Dans un peu moins d'un mois, 17 étudiants de l'ENACR (Ecole nationale des Arts du cirque de Rosny-sous-Bois) et leurs professeurs s'envoleront pour les Philippines dans le cadre du projet « C'est Quoi ce cirque ?». Depuis cinq ans, l'ENACR et l'association CAMELEON ont mis en place une thérapie par le cirque pour les petites filles victimes d'abus sexuels.
Des petites filles de CAMELEON s'étirent lors d'un atelier cirque. Crédit : DR/ CAMELEON
Se construire un autre soi. Se réapproprier son corps en jonglant, en grimpant à un mât chinois, ou encore en jouant aux funambules pour retrouver le fil de leur vie. C'est ce que propose l'association CAMELEON pour venir en aide aux petites filles abusées sexuellement aux Philippines.
« Le cirque c'est d'abord un outil pour libérer la parole, pour les aider à se réapproprier leur corps, leur image et enfin à s'exprimer en public », explique Laurence Ligier, la fondatrice de l'association. Se produire devant des milliers de personnes lors des spectacles de cirque au mois de mai, relève de la gageure pour ces filles abusées sexuellement. Aux Philippines, elles sont rejetées et considérées comme des parias. Le silence qui entoure ces actes ne permet pas de statistiques exactes car seuls sont répertoriés les cas dont ont connaissance les services sociaux. En 2010, les violences sexuelles constituent les abus les plus fréquents envers les enfants, après l'abandon.
Source : Ministère des Affaires sociales et du Développement philippin (DSWD)
Fondée en 1997 par Laurence Ligier, CAMELEON est une association de solidarité internationale, implantée à Passi City, dans la région des Visayas Occidentales. Elle a pour but la réhabilitation, la reconstruction et surtout la réinsertion de petites filles abusées dans la société. Ces dernières sont les principales victimes de violences sexuelles.
Source : Ministère des Affaires sociales et du Développement philippin (DSWD)
Les petites filles, qui arrivent dans l'un des deux centres de l'association y vivent pendant trois ans minimum. Même lorsqu'elles le quittent, elles sont encore suivies jusqu'à l'université. Le soutien dure entre 10 et 20 ans, une longévité qui fait la particularité de CAMELEON. L'important est de donner les clés à ces petites filles pour se réinsérer durablement dans la société. Et cela passe entre autre par les ateliers cirque.
Complicité et confiance
Depuis cinq ans, Luc Richard, directeur pédagogique de l'ENACR de Rosny-sous-Bois et quelques-uns de ses étudiants dispensent trois semaines de stage durant le mois de mai à la soixantaine de filles bénéficiaires de CAMELEON. A l'issue de ce stage, les filles se produisent dans un centre commercial, qui rassemble plus de 5000 personnes. Cette année, le projet prend de l'ampleur. 17 étudiants circaciens se déplacent pour un spectacle à Manille, la capitale.

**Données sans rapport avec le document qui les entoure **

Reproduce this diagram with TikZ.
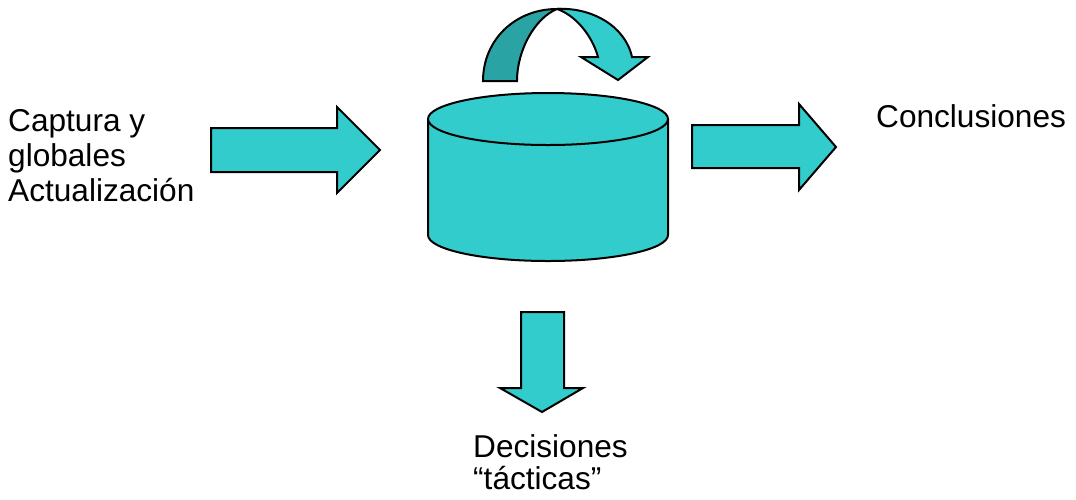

Au contact de ces étudiants, qui sont pourtant majoritairement des hommes, les petites filles s'ouvrent et nouent une réelle complicité avec les circaciens. Paradoxalement, en trois semaines, elles développent une relation bien plus profonde avec eux qu'avec les volontaires « plus classiques ». Lucie Lastella, élève à l'ENACR, est allée aux Philippines en mai 2014. Pour elle, « la confrontation entre la pudeur que la culture philippine possède et le travail du corps maîtrisé, exhibé et libre qu'est le cirque » est ce qui l'a le plus marquée dans cette expérience.
Lucie Lastella fait une démonstration de roue cyr devant des petites filles philippines, bénéficiaires de CAMELEON. Crédit : DR/ CAMELEON
Le cirque nécessite de la concentration, de la solidarité, l'ouverture aux autres. Les petites filles l'apprennent et pourront convertir ces acquis lorsqu'elles seront réinsérées dans la société. Mais c'est surtout la valorisation et l'estime de soi, que confère le cirque, qui permet le travail thérapeutique. « Avec le cirque, je m'aperçois que je suis capable de faire quelque chose, même si je ne pensais pas avoir ce talent avant. Je peux dire au monde entier que je fais quelque chose dont je peux être fière », témoigne une des jeunes filles, qui réside dans un centre de CAMELEON. La rigueur, l'impact physique, l'investissement que demande la pratique du cirque, permet à ces jeunes filles de comprendre que leur corps n'est pas juste bon à jeter. « Les progrès réalisés grâce au cirque ne sont pas quantifiables, analyse une des 35 salariés de CAMELEON aux Philippines. La fille ne fait plus qu'un avec elle-même ». A l'image du caméléon, le symbole de l'association, les jeunes filles se transforment, jusqu'à trouver leur propre identité.